I'll grant you it *is* an archival medium, and Drexler-complete to boot (to the extent of requiring a mature nanotechnology base with general purpose assemblers to make it really practical). On the other hand, what's not to like about the idea of being able to carry the sum total of human recorded media (film, audio, video, text ...) around on a ring? Or a couple of thousand serialised and recorded human personalities, if you buy Moravec's estimate of the computational complexity of the human brain. -- Charlie
Re adjacent C12/C13 swapping: in a quantum universe, never say "never". The probability & half-life of such swapping should be calculable.
The atoms are locked into a rigid lattice. It's enormously more likely that the lattice will break down than that atoms will swap in an intact lattice. So it's the half-life of the lattice that you should calculate.
Perhaps it's 1000 years. Perhaps it's 1000 billion years.

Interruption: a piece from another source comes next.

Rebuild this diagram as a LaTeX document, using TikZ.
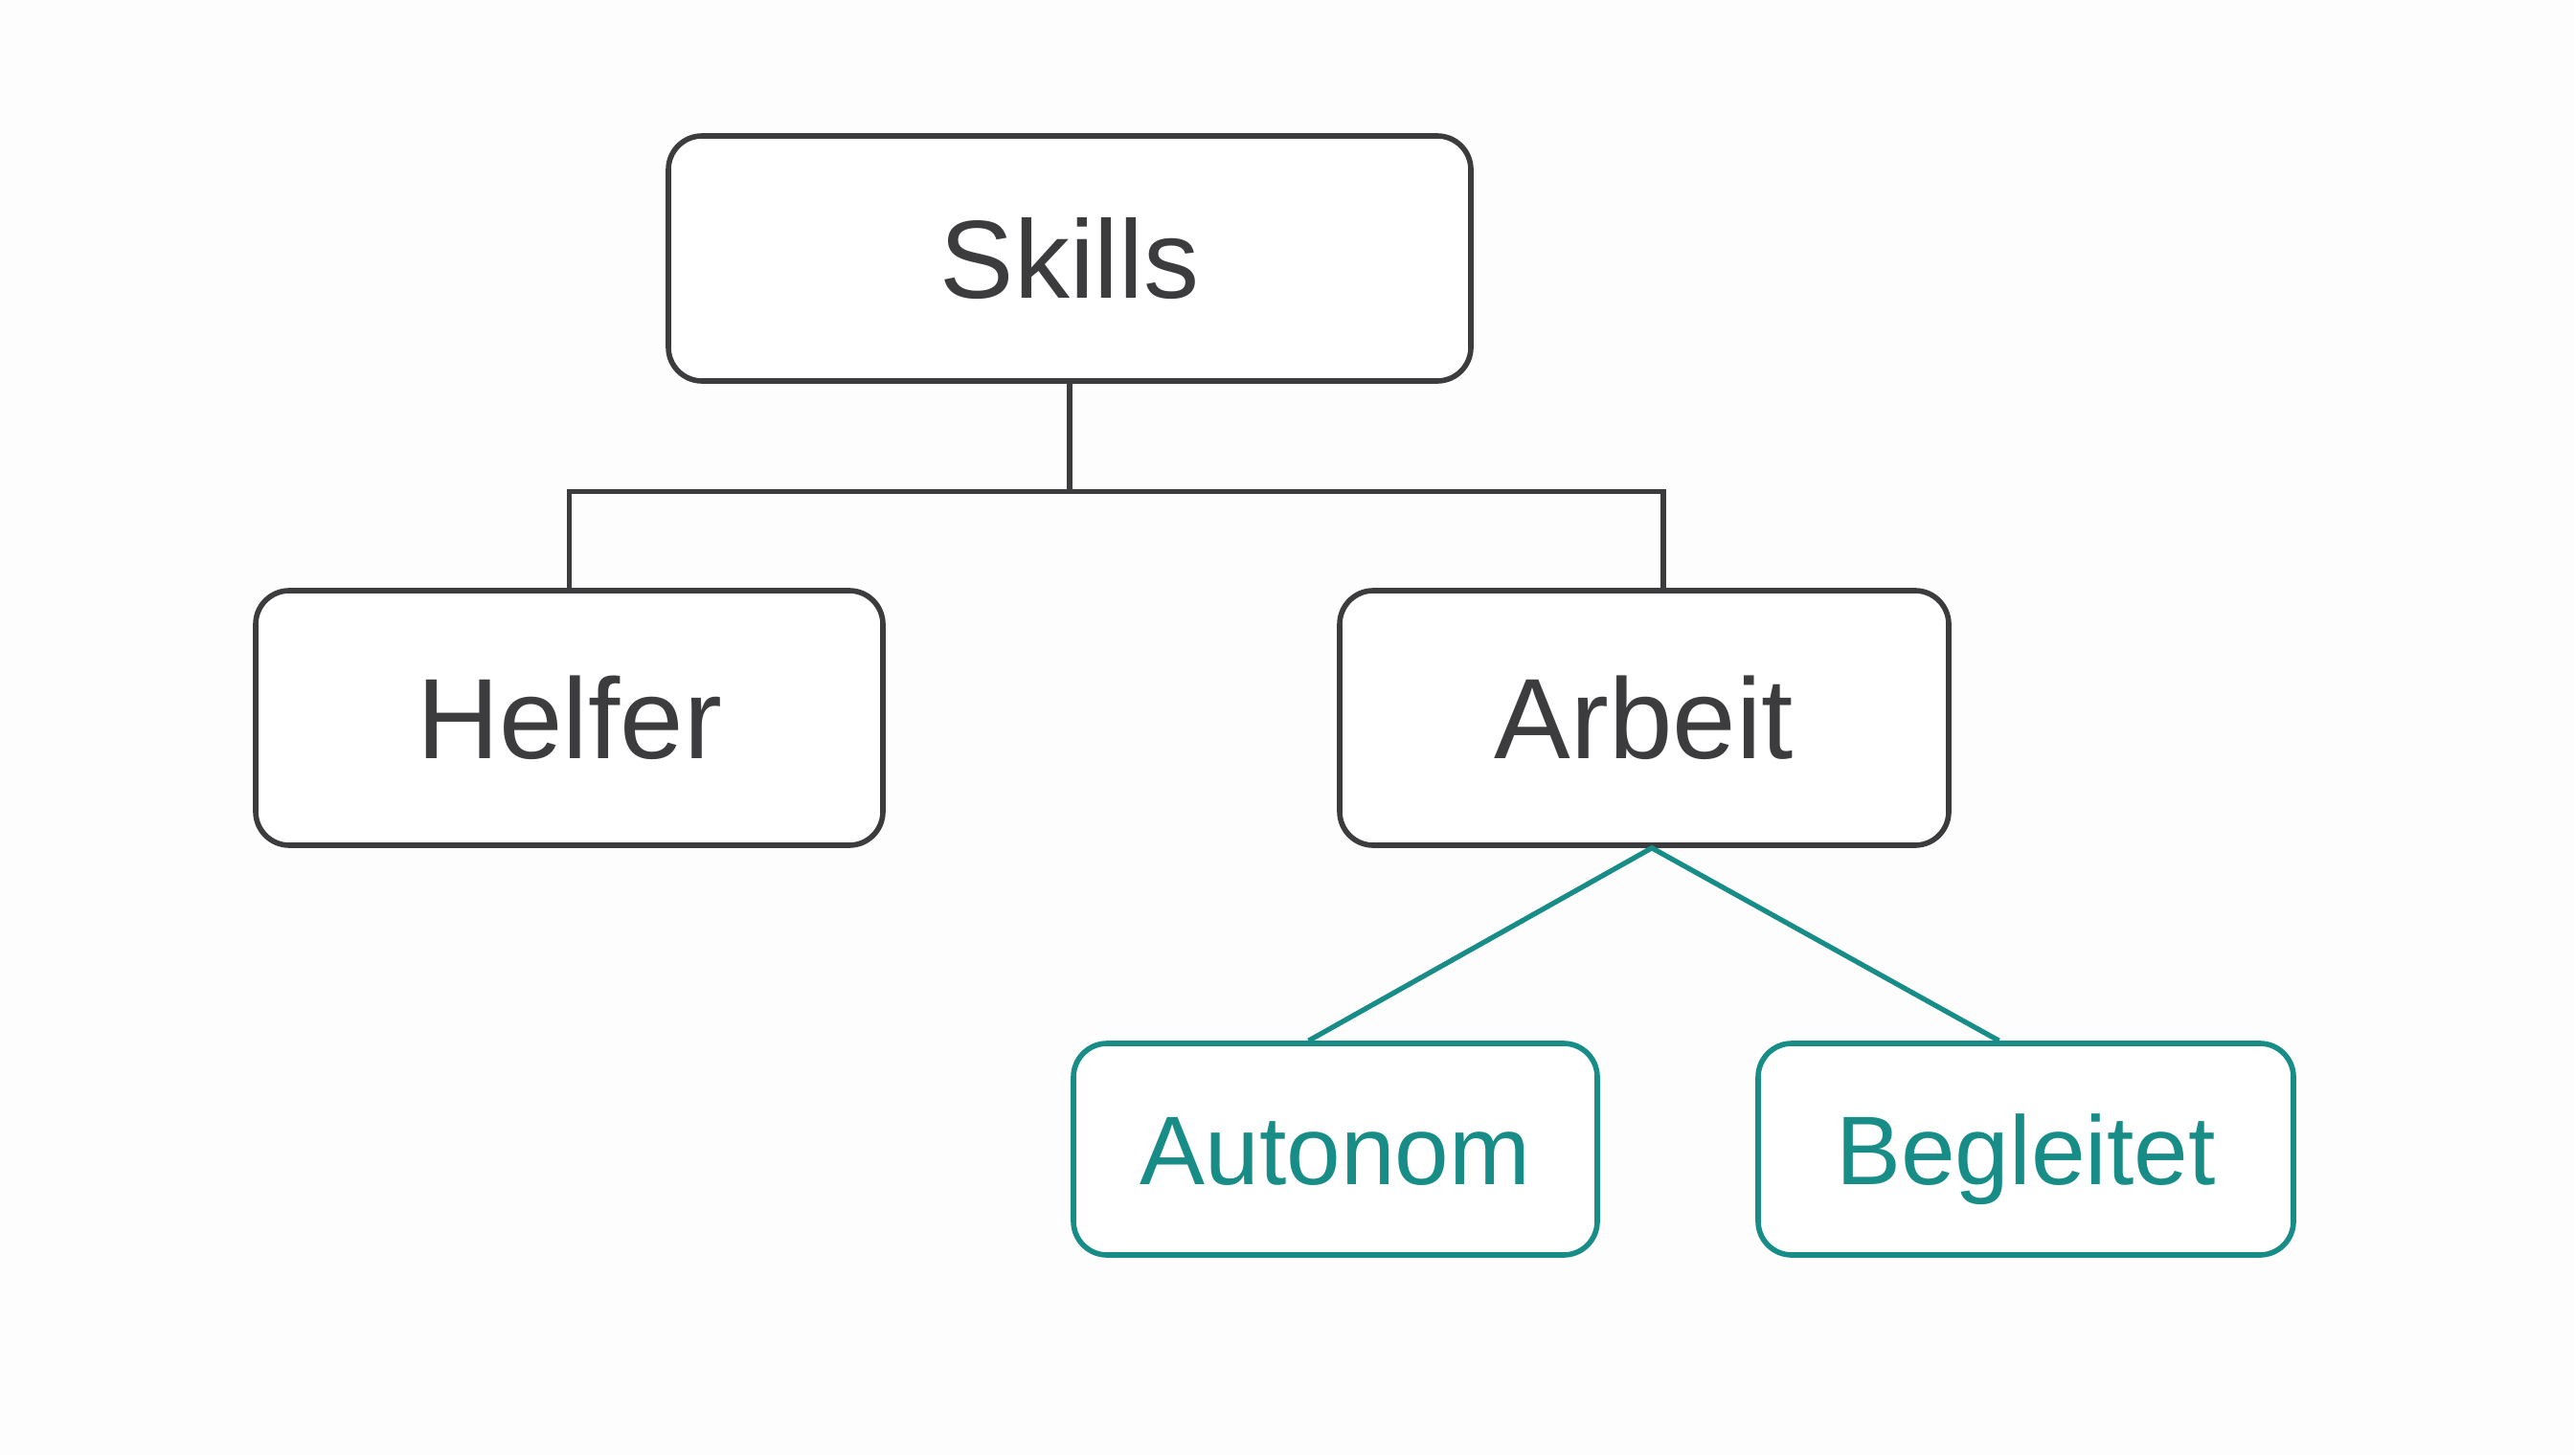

I can't immediately find the answer online, but given how chemical and evaporative processes tend to scale with temperature, I'd bet money that it's enormously longer than 1000 billion years at room temperature. I really think cosmic rays will destroy it first. Or neutrinos (!) if you shield it from cosmic rays by placing it in the center of a large non-radioactive asteroid. Except that in the time it would take for neutrinos to do their damage, the background neutrino flux would probably drop off greatly due to the cosmological expansion of the universe. The same effect would also cool it to close to absolute zero. So might diamonds really be forever? No. Quantum tunneling will get them in the end if nothing else does, though that may take closer to a googolplex years than to a mere googol years. It's also possible that C12 and/or C13 is slightly radioactive. I don't think a half-life of much more than 10^24 years would have been noticed yet. Fred Lunnon <fred.lunnon@gmail.com> wrote:
Rather more than "all of Earth's carbon" I imagine, if literally "literally", since the recording process itself would be recorded;
That obviously depends on the resolution of the video recording. A resolution of one millimeter would more than suffice to determine who was doing what to whom. That's about 5.1E+20 pixels for the surface of the Earth. At 100 frames per second that's 1.6E+40 pixels for ten billion years of recording. At 30 bits per pixel, that's 4.8E+41 bits total, about 8E+17 moles of bits. One mole of bits requires 12.5 grams of carbon, so 6.4E+13 kilograms of carbon. Sources quoted in Wikipedia give crustal abundances of carbon from 200 to 1800 ppm. The mass of the Earth's crust is at least 2.4E22 kg, so at least 4.8E+18 kilograms of carbon. Only about one percent of that is C13, so 4.8E+16 of C13 plus another 4.8E+16 of C12 for your library. So the amount of carbon suffices to store 1500 copies of our video. And that's not taking into account video compression or the fact that the amount of C12 and C13 doesn't have to be equal. (What the most efficient data encoding is when one-bits cost more than zero-bits is a topic for another day.) Someone please double-check my arithmetic. Thanks. On the other hand, the Stross novella in question, "Palimpsest," depicts an Earth and sun which are re-engineered to last trillions of years, not mere billions. And not just one timeline is recorded, but a vast number of different ones, caused by time-traveler intervention. So maybe they'd better use compression and other techniques to maximize the use of that carbon. Of course they can also bring in more carbon from extraterrestrial sources, or from below Earth's crust.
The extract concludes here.